ネットのそこかしこでは、故人を貶める罵詈雑言と、訃報を悼む追悼の声の坩堝。
ネットの普及が無かったとしても、井戸端や飯屋では、こうした反響が起こった事でしょう。


一方で。
テレビの中では、取って付けた様な美談のフリをした、視聴率稼ぎ。
「そんな目的で、俺の名前を使うな」と嫌気を表した、談志師匠の遺志を無視して。


なんつーか。
初代、立川談志の生き様どーこーなんて高説を垂れる気は、無いですが。
テレビってのは、つくづく。
『文化』に対して、失礼の極みに徹する、産業大前提のメディアだよなぁ、と。


談志師匠が「やめてくれ」って遺志を表したにも、関わらず。
その意を無視して、視聴率のために、『立川談志』の名前を宣伝灯に濫用する、無神経。
つまり。
立川談志』に対して、畏怖尊敬の念は、まったく、無いんですよね。メディアは。
視聴率とか、カネとか、そう云うコトしか考えてないんですよね。
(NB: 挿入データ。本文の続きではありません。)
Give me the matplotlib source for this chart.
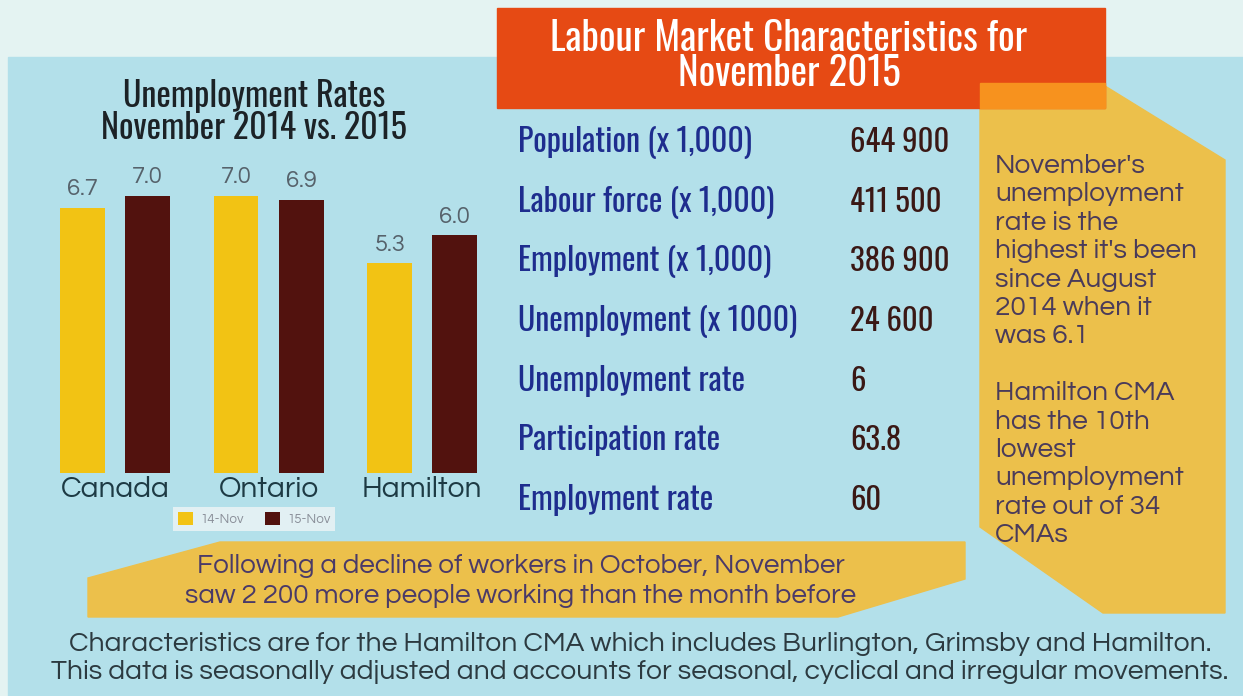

メディアは。


だから。
本人が「やめてくれ」って言った事を、平然と、無神経に、やってるんですよね。
マスメディアは。
多数決市場主義の、大衆暴力は。


ィャ、まぁ。
日本は資本主義大国なので、結局は、金銭第一主義が先に立つワケで。
落語家一個人のワガママなんざ、無視されても然るべき文化的な下地があるのですけれど。


それも、踏まえて。
初代、立川談志師匠の死が公表されるに至る、前一ヶ月の間に。
テレビは、メディアは。
どれだけ、落語と云う文化に対して、薫陶と敬意を払ったかなぁ、と。


AKBの方が大切なんですよね、文化として。
芦田愛菜ちゃんの方が大切なんですよね、文化として。
みたいな感じで。
どこのマスメディアも、落語を、文化コンテンツとして尊重していなかったのですが。
「べつに、世の中に存在していても消失していても、どっちでも興味が無い」と言わんばかりに。
『落語』と云う文化を、完全に、無視。
一分一秒たりとも、『落語』と云う大衆文化のために、時間を裂かなかった。


で。
立川談志師匠が死んだ途端に。
「落語界にとって、必要不可欠な重鎮が、また一人、この世を去りまして……」みたいな。


いや、だからさ。
必要とか無用とかすら考える価値も無いコンテンツだから、今まで無視してたんだろ?
一分一秒たりとも、『落語』をコンテンツとして提供しなかったんだろ?
それが、死んだ途端に、ヨイショって。
ひど過ぎるだろ。


なんつーか。
往々、噺家の死ってのは、文学者の死とは異なり、浮かぶ瀬の立つハズなのですが。
初代、立川談志師匠の死、……ってのは。
浮かばれないなぁ、……と、思いました。


でも、当人は、せいせいしてるのかな、とか。
「もっと、やれる事があったかなぁ……」なんて、生命への執着も踏まえつつ。
「まぁ、死んじまったもんはしょうがねぇ」とか。
棺桶の中で、寝返りでも打ちながら、考えてるのかなぁ、……と。